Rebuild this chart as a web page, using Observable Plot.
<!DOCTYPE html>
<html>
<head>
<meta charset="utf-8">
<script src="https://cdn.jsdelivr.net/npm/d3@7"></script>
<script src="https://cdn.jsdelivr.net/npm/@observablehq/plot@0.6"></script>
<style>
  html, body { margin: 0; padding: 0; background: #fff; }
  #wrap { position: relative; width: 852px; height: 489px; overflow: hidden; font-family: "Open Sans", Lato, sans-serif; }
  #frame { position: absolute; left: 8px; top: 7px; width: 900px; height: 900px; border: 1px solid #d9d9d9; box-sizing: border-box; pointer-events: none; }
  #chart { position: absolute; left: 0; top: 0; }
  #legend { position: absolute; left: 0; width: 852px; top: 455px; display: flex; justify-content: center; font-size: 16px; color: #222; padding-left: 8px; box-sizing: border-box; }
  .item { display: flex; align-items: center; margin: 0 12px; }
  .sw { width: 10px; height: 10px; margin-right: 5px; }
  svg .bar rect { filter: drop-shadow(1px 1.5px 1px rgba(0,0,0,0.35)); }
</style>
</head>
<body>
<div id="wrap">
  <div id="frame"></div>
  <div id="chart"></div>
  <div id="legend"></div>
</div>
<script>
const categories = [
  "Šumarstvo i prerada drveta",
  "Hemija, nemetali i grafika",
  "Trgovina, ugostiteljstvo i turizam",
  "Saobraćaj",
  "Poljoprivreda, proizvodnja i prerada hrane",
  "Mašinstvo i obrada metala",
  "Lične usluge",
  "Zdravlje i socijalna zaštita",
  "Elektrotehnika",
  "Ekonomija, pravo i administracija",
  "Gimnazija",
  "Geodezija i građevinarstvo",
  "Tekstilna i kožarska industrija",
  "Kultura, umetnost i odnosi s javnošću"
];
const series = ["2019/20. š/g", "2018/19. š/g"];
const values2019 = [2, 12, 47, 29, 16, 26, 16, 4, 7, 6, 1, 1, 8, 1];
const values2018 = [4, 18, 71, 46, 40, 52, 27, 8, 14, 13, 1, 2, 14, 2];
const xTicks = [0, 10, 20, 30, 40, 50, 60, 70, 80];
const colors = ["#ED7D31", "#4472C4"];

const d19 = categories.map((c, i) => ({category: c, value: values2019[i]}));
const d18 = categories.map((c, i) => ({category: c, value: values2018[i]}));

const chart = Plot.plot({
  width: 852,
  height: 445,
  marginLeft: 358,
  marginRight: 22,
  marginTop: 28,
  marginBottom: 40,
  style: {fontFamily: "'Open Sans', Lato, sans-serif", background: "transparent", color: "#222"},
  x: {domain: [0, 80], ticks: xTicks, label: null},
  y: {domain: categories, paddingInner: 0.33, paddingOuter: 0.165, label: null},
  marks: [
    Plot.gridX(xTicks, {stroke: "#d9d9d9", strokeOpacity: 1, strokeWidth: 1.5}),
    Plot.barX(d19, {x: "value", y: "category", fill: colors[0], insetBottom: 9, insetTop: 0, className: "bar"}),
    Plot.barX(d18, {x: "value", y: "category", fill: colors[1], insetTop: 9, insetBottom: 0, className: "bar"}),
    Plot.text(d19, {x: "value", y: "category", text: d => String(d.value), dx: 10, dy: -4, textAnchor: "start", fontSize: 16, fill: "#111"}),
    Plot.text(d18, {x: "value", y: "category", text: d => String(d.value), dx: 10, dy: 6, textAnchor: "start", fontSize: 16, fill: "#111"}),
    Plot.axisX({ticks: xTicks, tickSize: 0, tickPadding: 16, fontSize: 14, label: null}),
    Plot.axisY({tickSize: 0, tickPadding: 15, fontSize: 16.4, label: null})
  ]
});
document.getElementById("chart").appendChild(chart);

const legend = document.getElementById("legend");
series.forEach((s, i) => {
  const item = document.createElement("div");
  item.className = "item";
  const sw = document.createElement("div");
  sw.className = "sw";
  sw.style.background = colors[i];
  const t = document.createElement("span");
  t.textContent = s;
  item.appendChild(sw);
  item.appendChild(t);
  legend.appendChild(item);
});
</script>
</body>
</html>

_ _ _ _ _

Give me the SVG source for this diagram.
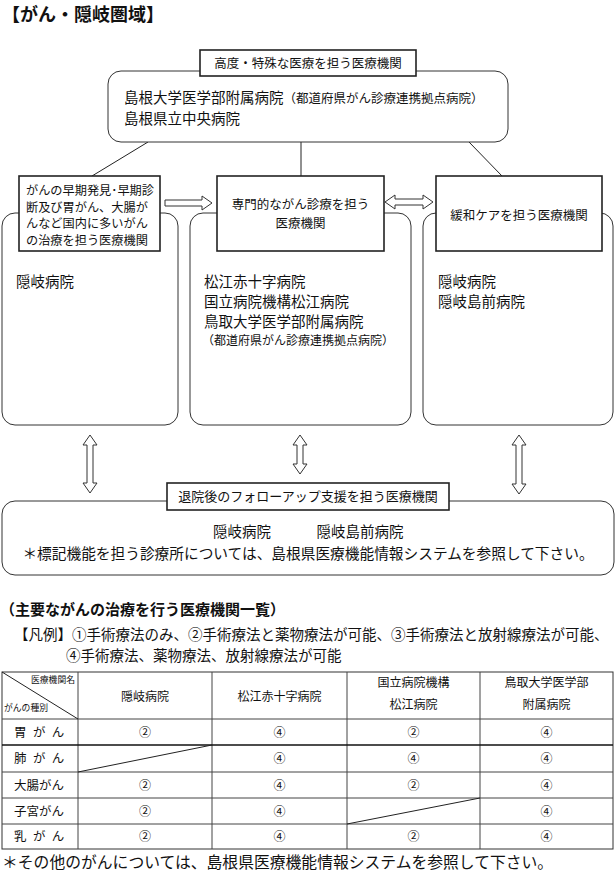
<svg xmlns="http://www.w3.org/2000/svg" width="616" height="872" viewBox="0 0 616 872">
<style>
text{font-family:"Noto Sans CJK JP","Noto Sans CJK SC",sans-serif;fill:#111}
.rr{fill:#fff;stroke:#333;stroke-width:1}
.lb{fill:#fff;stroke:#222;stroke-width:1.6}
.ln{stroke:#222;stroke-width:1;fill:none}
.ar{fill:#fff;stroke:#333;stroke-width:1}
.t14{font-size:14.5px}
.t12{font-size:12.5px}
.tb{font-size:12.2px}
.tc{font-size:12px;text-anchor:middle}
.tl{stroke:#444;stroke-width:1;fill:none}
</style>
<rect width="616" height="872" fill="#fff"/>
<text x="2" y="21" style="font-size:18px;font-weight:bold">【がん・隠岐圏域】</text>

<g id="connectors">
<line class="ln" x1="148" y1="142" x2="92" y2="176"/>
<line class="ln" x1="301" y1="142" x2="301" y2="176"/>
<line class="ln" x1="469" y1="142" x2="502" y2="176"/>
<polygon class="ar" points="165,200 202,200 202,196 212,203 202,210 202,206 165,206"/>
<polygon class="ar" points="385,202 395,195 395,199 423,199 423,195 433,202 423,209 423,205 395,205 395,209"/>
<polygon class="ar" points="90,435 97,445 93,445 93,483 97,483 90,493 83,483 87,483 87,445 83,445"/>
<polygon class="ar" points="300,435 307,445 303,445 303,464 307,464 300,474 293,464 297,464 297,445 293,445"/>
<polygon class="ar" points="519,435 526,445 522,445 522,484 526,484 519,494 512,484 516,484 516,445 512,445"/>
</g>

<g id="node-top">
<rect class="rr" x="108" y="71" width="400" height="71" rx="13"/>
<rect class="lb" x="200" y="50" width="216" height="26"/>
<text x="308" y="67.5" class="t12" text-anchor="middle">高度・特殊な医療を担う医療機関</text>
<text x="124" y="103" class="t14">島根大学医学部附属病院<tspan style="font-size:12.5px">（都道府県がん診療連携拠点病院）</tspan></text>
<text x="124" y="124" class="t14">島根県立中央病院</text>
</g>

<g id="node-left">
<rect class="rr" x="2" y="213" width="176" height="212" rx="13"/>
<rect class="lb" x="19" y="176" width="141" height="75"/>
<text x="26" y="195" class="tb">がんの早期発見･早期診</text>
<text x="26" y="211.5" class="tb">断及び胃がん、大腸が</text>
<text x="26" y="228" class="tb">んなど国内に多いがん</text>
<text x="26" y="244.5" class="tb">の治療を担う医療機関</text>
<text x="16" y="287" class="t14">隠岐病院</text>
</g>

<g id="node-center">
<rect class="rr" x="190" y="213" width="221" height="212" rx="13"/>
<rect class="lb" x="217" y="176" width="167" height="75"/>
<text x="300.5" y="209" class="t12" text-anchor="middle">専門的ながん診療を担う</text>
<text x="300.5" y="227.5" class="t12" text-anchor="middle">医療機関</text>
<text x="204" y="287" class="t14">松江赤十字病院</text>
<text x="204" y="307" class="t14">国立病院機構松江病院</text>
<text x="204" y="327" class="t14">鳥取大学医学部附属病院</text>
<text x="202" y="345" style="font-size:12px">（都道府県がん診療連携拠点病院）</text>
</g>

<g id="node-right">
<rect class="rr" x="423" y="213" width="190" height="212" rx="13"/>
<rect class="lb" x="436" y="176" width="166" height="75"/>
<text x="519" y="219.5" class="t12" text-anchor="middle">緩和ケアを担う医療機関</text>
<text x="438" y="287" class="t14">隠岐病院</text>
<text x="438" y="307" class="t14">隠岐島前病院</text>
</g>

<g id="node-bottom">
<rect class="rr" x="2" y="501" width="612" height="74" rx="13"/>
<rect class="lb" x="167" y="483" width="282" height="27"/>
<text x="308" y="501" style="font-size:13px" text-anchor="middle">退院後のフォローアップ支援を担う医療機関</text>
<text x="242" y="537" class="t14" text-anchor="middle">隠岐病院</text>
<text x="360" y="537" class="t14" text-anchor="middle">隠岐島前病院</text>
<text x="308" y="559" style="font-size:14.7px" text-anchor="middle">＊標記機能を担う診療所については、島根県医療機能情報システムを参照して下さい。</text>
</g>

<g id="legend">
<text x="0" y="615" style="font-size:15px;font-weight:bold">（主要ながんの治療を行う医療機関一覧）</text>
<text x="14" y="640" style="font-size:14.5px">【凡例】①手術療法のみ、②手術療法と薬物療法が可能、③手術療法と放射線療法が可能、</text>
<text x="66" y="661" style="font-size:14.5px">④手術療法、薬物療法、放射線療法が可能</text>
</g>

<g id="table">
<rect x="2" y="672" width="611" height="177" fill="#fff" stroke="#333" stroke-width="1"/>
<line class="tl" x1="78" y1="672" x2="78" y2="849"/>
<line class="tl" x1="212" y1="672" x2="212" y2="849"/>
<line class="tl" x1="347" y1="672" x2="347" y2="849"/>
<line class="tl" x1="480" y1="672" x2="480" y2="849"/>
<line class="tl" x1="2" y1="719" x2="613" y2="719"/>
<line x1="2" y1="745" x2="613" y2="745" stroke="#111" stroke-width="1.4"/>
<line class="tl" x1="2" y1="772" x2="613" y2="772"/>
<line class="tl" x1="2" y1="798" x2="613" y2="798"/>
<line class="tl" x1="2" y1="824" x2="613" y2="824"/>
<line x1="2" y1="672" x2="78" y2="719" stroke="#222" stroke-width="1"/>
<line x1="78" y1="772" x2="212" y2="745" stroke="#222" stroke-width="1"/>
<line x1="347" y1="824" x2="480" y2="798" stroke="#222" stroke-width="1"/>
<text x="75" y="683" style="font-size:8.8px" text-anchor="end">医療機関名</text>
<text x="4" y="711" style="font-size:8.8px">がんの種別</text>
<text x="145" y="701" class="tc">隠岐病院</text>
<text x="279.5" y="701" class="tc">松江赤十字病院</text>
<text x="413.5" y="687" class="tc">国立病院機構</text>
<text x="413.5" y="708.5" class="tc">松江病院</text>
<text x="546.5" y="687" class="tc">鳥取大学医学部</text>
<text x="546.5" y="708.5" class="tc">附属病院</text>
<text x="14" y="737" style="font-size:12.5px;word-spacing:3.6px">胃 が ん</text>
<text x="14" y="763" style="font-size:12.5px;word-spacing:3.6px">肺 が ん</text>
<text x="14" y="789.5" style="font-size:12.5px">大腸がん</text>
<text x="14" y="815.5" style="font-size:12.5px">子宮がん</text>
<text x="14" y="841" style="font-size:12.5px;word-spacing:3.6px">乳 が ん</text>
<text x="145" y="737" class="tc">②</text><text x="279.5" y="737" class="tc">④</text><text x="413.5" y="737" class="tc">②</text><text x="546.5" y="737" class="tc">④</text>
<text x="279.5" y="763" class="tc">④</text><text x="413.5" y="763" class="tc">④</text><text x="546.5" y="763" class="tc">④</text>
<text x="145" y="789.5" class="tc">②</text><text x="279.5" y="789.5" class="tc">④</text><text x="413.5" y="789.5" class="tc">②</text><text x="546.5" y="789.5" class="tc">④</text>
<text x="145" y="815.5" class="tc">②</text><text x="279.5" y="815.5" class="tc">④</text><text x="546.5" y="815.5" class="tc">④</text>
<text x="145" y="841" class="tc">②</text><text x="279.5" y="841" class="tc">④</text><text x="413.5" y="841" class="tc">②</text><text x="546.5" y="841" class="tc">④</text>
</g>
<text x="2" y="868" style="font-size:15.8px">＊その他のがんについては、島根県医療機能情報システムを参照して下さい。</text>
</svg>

_ _ _ _ _

**Problem requirements:**
Pull out every line of the records above that contains the word "chart".

**The result:**
Rebuild this chart as a web page, using Observable Plot.
  #chart { position: absolute; left: 0; top: 0; }
  <div id="chart"></div>
const chart = Plot.plot({
document.getElementById("chart").appendChild(chart);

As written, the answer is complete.